This week, I have been completely lacking inspiration, creativity and motivation. School work, encroaching midterms and the heavy news weeks Loyola has had lately have taken a lot of energy out of me. My personal life and the realization that I should be more concerned about my impending professional life have been on my mind, making it hard to concentrate on the here and now. Because of all of this, I’m tired.
But, thankfully, my staff is not.
They work harder than most students I know and are on the job around the clock. They work with a passion for journalism and a passion for helping Loyola students get the information they should. My staff is a support for this school, and my staff members are a support for me.
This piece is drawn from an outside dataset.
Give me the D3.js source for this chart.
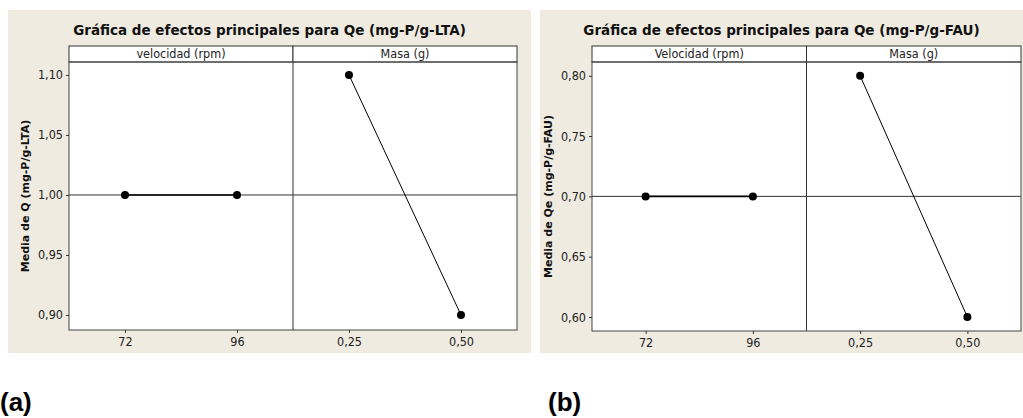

The community of The Phoenix staff has can be found on any part of campus. It reminds me of the bonds I had last year working with the Mixed Heritage Union board and the ones I made my freshmen year on the seventh floor of Regis as part of the Leadership Learning Community.
When I talk to friends from high school who decided to get their degrees from larger state schools, I truly understand the value of community at Loyola and among Loyola students. I understand how lucky I am to have a group of coworkers who are more than just a group of people I work with. I understand how lucky I am to be able to have people to go to when I want to talk about being mixed race. And I understand how lucky I am to have leadership connections across campus and best friends who have been with me since the seventh floor.
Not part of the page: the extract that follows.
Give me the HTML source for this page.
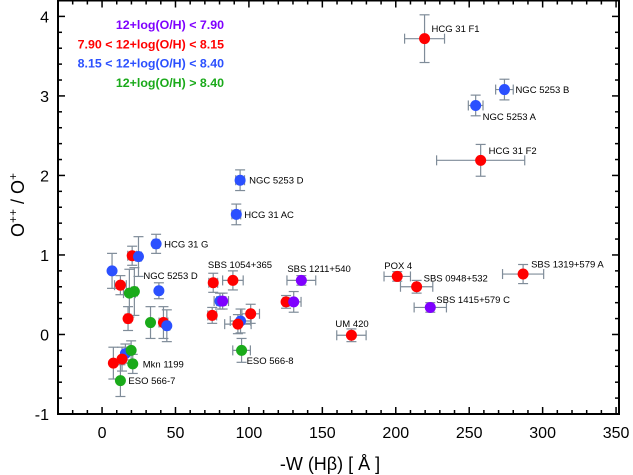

There has been some conflict between students, faculty and administration this year, and there is still a lot to work on at this university. But I just want to take some time to thank Loyola for bringing me the connections that have not only helped me get through college, but also made it worthwhile.
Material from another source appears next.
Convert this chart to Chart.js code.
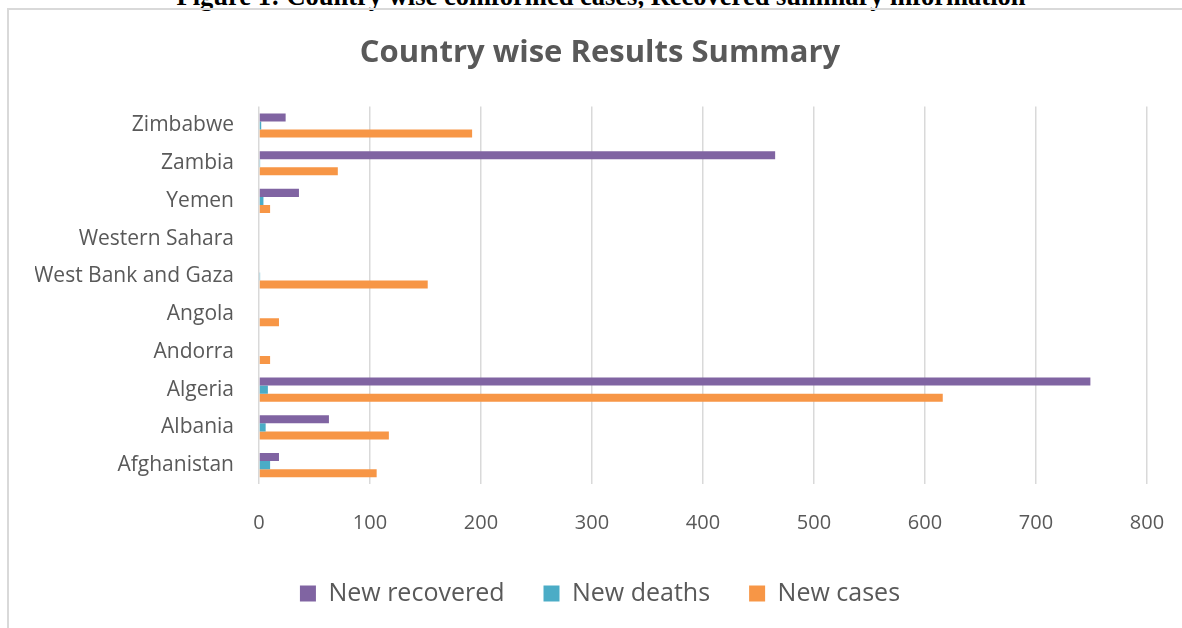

This August, I’ll be moving to Dallas to start law school. I’ll leave Chicago and Loyola behind and I’m not sure I’ll leave it better than when I started. The one thing I know I helped to improve while I was here is community, and it’s the main thing I’ll take with me (you know, aside from my possessions and a bachelor’s degree). This place has been my home, and the people have been my family. So for all your faults and things you need to work on, thank you Loyola, for making my college experience full of community, whether you fostered it or I found it here myself.